The Unwinding of CALPERS

04:33
CALPERS, shorthand for California Public Employee Retirement System, is fighting in Federal bankruptcy court to demand that payments to the fund be protected against the bankruptcy of the city of Stockton, California.  CALPERS wants to be treated differently than all other creditors of Stockton.  They want full repayment, not some haircut, of the future moneys to be paid into the fund to provide for the retirement of future Stockton retirees.

A Federal judge on Wednesday opined that it wasn't even clear that CALPERS was owed anything by the city of Stockton, since the amount of future payments is not currently known, even if Stockton were solvent.  In any event, the judge ruled that CALPERS had no right to be treated separately in bankruptcy.  Given the looming bankruptcy of numerous cities in California, not to mention the state itself, CALPERS is in deep, deep trouble.  This threatens the future pension payments for state employees in California.

An article in today's NY Times by Mary Williams Walsh  lays out the court's opinion on the plight of CALPERS.

Quoting the judge: "...in bankruptcy, Stockton could legally refuse to pay the bill because it arose from the city's contract with CALPERS, and contracts are broken routinely in bankruptcy.  The bankruptcy code provides that the lien can be avoided and be treated as an unsecured claim," Judge Klein said.

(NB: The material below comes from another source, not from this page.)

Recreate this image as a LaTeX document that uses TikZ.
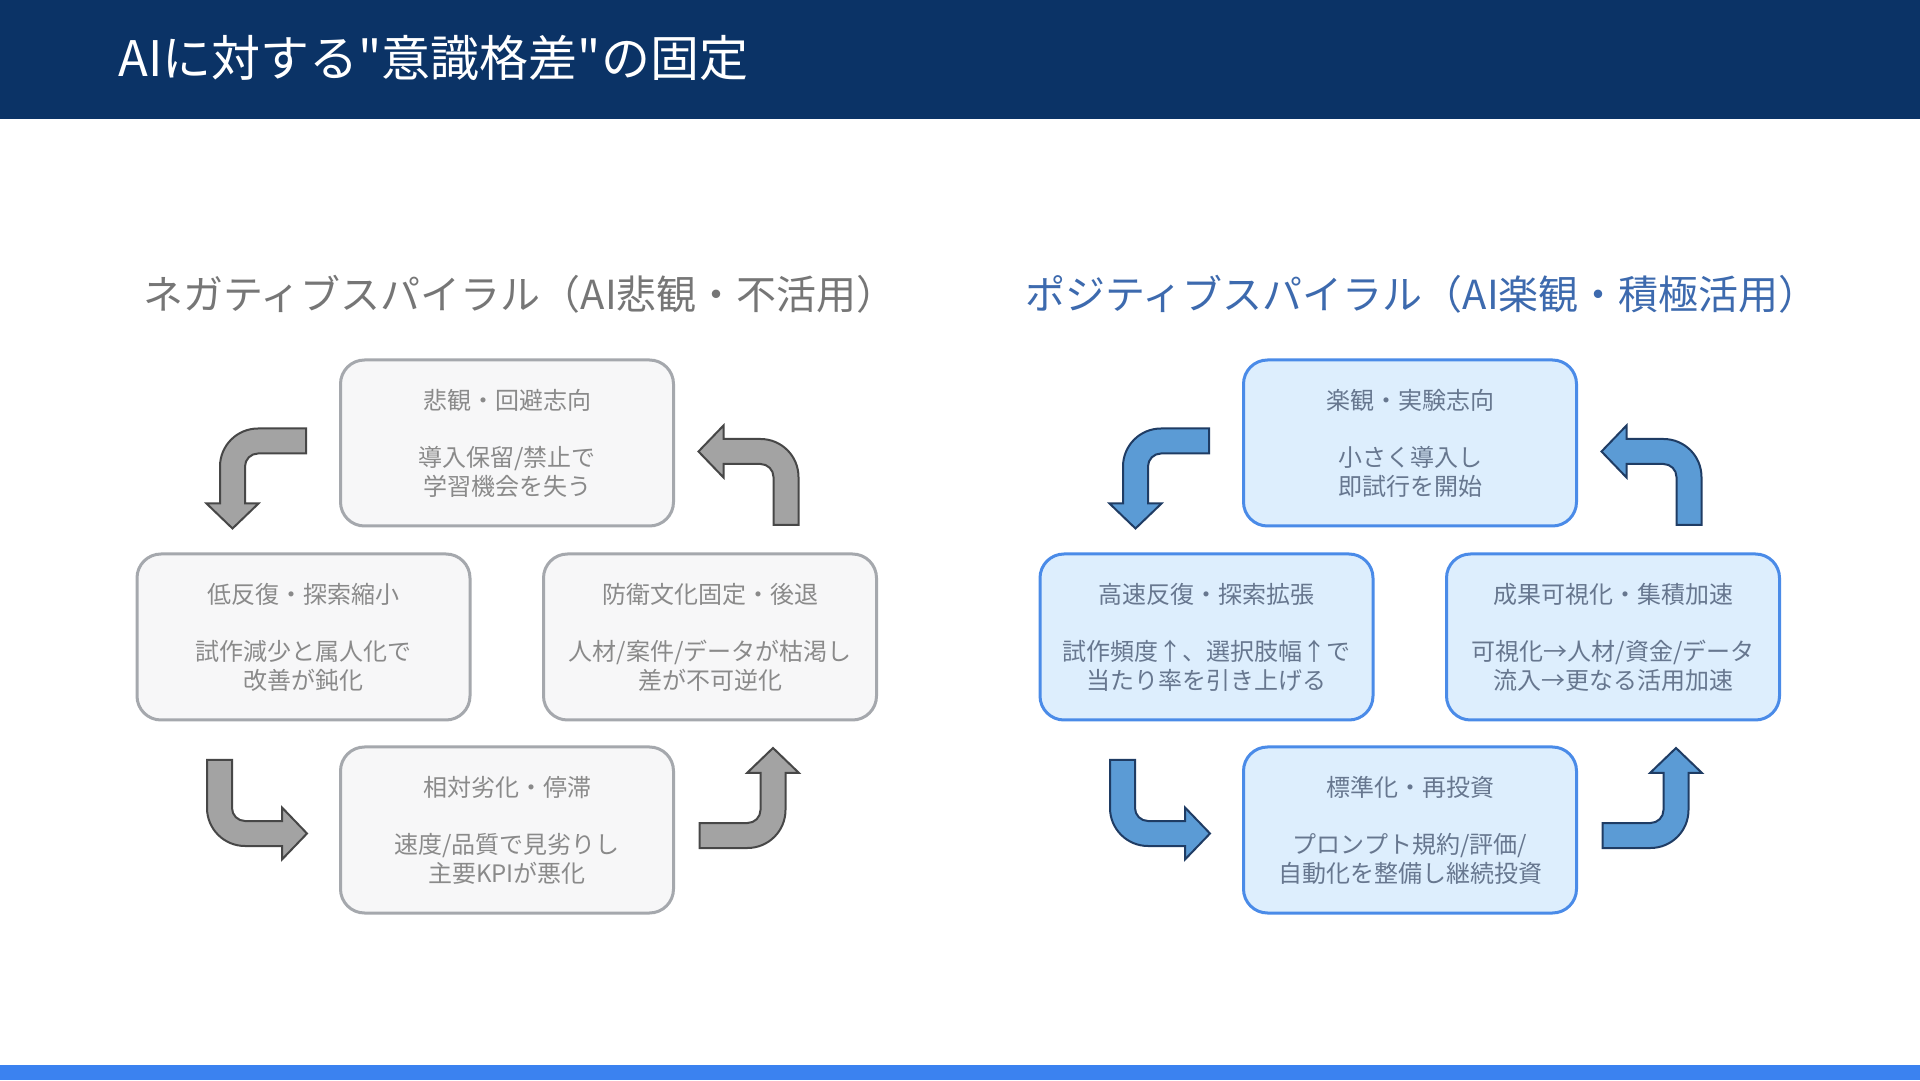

This is the beginning of the end for CALPERS, long the most underfunded public pension fund in the United States.  Not far behing CALPERS is CALSTERS, which is California's pension fund for public school teachers.  That one is a mess as well.

For years, politicians and board trustees of public pension funds, have buried their heads in the sand while their pension funds' unfunded liabilities have soared into the stratosphere.  Now the day of reckoning is here.  The pensions that public employees and public school teachers expect to be waiting for them are not going to be there.

Meanwhile, the largest pension fund in America, TIAA-CREF is fully funded and then some.  This is the pension fund that applies to academics.  It is a defined contribution fund, which, by definition cannot be underfunded.  These same academics, who have a comfortable retirement future ahead of them, have been part of the problem with the unfunded nature of public pension funds.  They have been in the vanguard of resisting reform in the public pension world.

The looming disaster in California that will spread to almost every state in the US has been a bi-partisan affair.  Republicans and Democrats alike have swept the growing problems of public pension funds under the rug for generations.  The grandaddy of them all -- social security -- has the same problems ahead for the same reasons.